Organisations and unions representing authors, performers, publishers and creative workers in Europe urge the European Commission, national authorities and MEPs from V4 countries to reject these outrageous demands with determination, and to defend European interests in this sector of high economic value by properly implementing national laws in the spirit of the EU directives and Court rulings.
The principle is that the user, i.e. the consumer, is liable for the private copying remuneration, as it is the beneficiary of the exception. In practice, and as approved by the case law of the CJEU, such remuneration is paid by manufacturers and/or by distributors of electronic copy-enabling devices. Many studies have proven that the private copying remuneration does not have any tangible influence on the price of consumer products (neutral or null effect, non-elasticity of consumer prices). The price of smartphones or tablets is not higher in countries where the private copying remuneration applies than in those where it does not. In other terms, private copying remuneration does not affect the price of the product to which it applies.

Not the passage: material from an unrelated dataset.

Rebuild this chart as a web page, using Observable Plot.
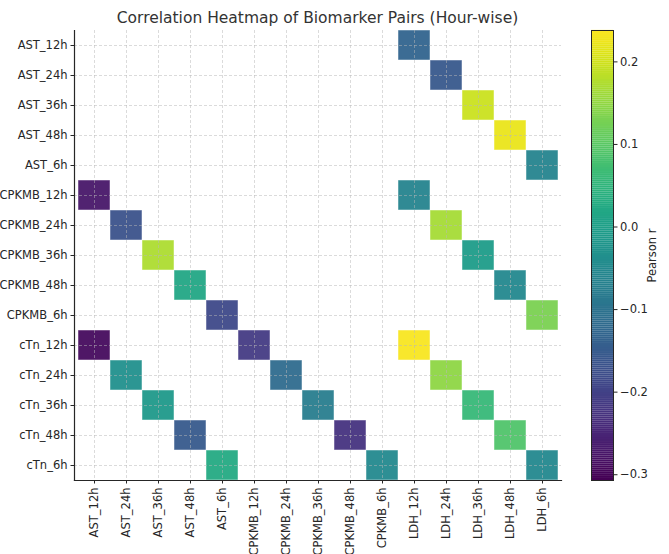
<!DOCTYPE html>
<html>
<head>
<meta charset="utf-8">
<script src="https://cdn.jsdelivr.net/npm/d3@7"></script>
<script src="https://cdn.jsdelivr.net/npm/@observablehq/plot@0.6"></script>
<style>
  html, body { margin: 0; padding: 0; background: white; }
  #wrap { position: relative; width: 669px; height: 554px; font-family: "DejaVu Sans", sans-serif; }
  #title { position: absolute; left: 0; width: 635px; top: 11px; text-align: center; font-size: 15.5px; line-height: 15.5px; color: #333; }
  #main { position: absolute; left: 0; top: 0; }
  #cbar { position: absolute; left: 560px; top: 0; }
</style>
</head>
<body>
<div id="wrap">
  <div id="main"></div>
  <div id="cbar"></div>
  <div id="title">Correlation Heatmap of Biomarker Pairs (Hour-wise)</div>
</div>
<script>
// Categories
const xCats = ["AST_12h","AST_24h","AST_36h","AST_48h","AST_6h",
               "CPKMB_12h","CPKMB_24h","CPKMB_36h","CPKMB_48h","CPKMB_6h",
               "LDH_12h","LDH_24h","LDH_36h","LDH_48h","LDH_6h"];
const yCats = ["AST_12h","AST_24h","AST_36h","AST_48h","AST_6h",
               "CPKMB_12h","CPKMB_24h","CPKMB_36h","CPKMB_48h","CPKMB_6h",
               "cTn_12h","cTn_24h","cTn_36h","cTn_48h","cTn_6h"];

// Cells (row, column, Pearson r)
const pairRows = ["AST_12h","AST_24h","AST_36h","AST_48h","AST_6h",
                  "CPKMB_12h","CPKMB_12h","CPKMB_24h","CPKMB_24h","CPKMB_36h","CPKMB_36h",
                  "CPKMB_48h","CPKMB_48h","CPKMB_6h","CPKMB_6h",
                  "cTn_12h","cTn_12h","cTn_12h","cTn_24h","cTn_24h","cTn_24h",
                  "cTn_36h","cTn_36h","cTn_36h","cTn_48h","cTn_48h","cTn_48h",
                  "cTn_6h","cTn_6h","cTn_6h"];
const pairCols = ["LDH_12h","LDH_24h","LDH_36h","LDH_48h","LDH_6h",
                  "AST_12h","LDH_12h","AST_24h","LDH_24h","AST_36h","LDH_36h",
                  "AST_48h","LDH_48h","AST_6h","LDH_6h",
                  "AST_12h","CPKMB_12h","LDH_12h","AST_24h","CPKMB_24h","LDH_24h",
                  "AST_36h","CPKMB_36h","LDH_36h","AST_48h","CPKMB_48h","LDH_48h",
                  "AST_6h","CPKMB_6h","LDH_6h"];
const pairR = [-0.133, -0.158, 0.194, 0.220, -0.062,
               -0.275, -0.062, -0.170, 0.165, 0.170, -0.008,
               0.018, -0.052, -0.187, 0.128,
               -0.292, -0.212, 0.232, -0.035, -0.117, 0.145,
               -0.014, -0.078, 0.058, -0.155, -0.228, 0.088,
               0.024, -0.050, -0.052];

// Colorbar
const cDomain = [-0.307, 0.238];
const cTicks = [-0.3, -0.2, -0.1, 0.0, 0.1, 0.2];
const cLabel = "Pearson r";

const cells = pairRows.map((r, i) => ({row: r, col: pairCols[i], r: pairR[i]}));
const fmt = d => d.toFixed(1).replace("-", "\u2212");

const main = Plot.plot({
  width: 669, height: 554,
  marginTop: 30, marginBottom: 74, marginLeft: 74, marginRight: 108,
  style: {fontFamily: "DejaVu Sans", fontSize: "11.5px", color: "#262626", background: "transparent", overflow: "visible"},
  x: {domain: xCats, padding: 0, tickRotate: -90, tickSize: 3.5, tickPadding: 3.5, label: null},
  y: {domain: yCats, padding: 0, tickSize: 3.5, tickPadding: 3.5, label: null},
  color: {type: "linear", scheme: "viridis", domain: cDomain},
  marks: [
    Plot.cell(cells, {x: "col", y: "row", fill: "r", stroke: "white", strokeWidth: 0.8, strokeOpacity: 0.6, fillOpacity: 0.95}),
    Plot.gridX({stroke: "#b8b8b8", strokeOpacity: 0.5, strokeDasharray: "3,2"}),
    Plot.gridY({stroke: "#b8b8b8", strokeOpacity: 0.5, strokeDasharray: "3,2"}),
    Plot.frame({anchor: "left", stroke: "#262626", strokeWidth: 1.2}),
    Plot.frame({anchor: "bottom", stroke: "#262626", strokeWidth: 1.2})
  ]
});
document.getElementById("main").appendChild(main);

const nStops = 220;
const step = (cDomain[1] - cDomain[0]) / nStops;
const stops = d3.range(nStops).map(i => cDomain[0] + i * step);

const cbar = Plot.plot({
  width: 109, height: 554,
  marginTop: 30, marginBottom: 74, marginLeft: 31, marginRight: 56,
  style: {fontFamily: "DejaVu Sans", fontSize: "11.5px", color: "#262626", background: "transparent", overflow: "visible"},
  x: {domain: [0, 1], axis: null},
  y: {domain: cDomain, axis: "right", ticks: cTicks, tickFormat: fmt, tickSize: 3.5, tickPadding: 3,
      label: cLabel, labelAnchor: "center", labelArrow: "none", labelOffset: 42},
  color: {type: "linear", scheme: "viridis", domain: cDomain},
  marks: [
    Plot.rect(stops, {x1: 0, x2: 1, y1: d => d, y2: d => d + step * 1.05, fill: d => d}),
    Plot.frame({stroke: "#262626", strokeWidth: 1})
  ]
});
document.getElementById("cbar").appendChild(cbar);
</script>
</body>
</html>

Currently, consumer electronics are manufactured outside Europe by a limited number of very large North American or South-East Asian companies such as Apple, Samsung, Huawei, Xiaomi, LG, Lenovo, OPPO, ONEPlus. These goods are then distributed directly by them or by online retailers like Amazon. These companies are responsible for the payment of private copying remuneration to European creators.
An economic challenge for Europe
The European cultural and creative sectors (CCSs) are one of the major assets of the European economy. They account for 12 million jobs, which is 4 times more than the automotive industry, and 6 times more than the telecommunications industry. The CCSs are among the spearheads of the European digital economy, as creative content is an undeniable driving force in the digital market. The CCSs export and contribute to the vitality of the European digital market.
Creators are at the core of the CCSs’ value chain. Without them, there is no creationof value. Authors, performers and creative workers, as individuals, are vulnerable and depend on their rights to be remunerated for their creative work. The private copying remuneration is an integral part of this fragile ecosystem.
Moreover, the emergency funds created by collective management organisations during the Covid-19 crisis heavily relied on the cultural and social funds bolstered by private copy compensation schemes and thus provided a safety net and needed first aid for the economically vulnerable authors and performers, whose concerts, shows, film shootings, exhibitions, artistic projects and working possibilities stopped.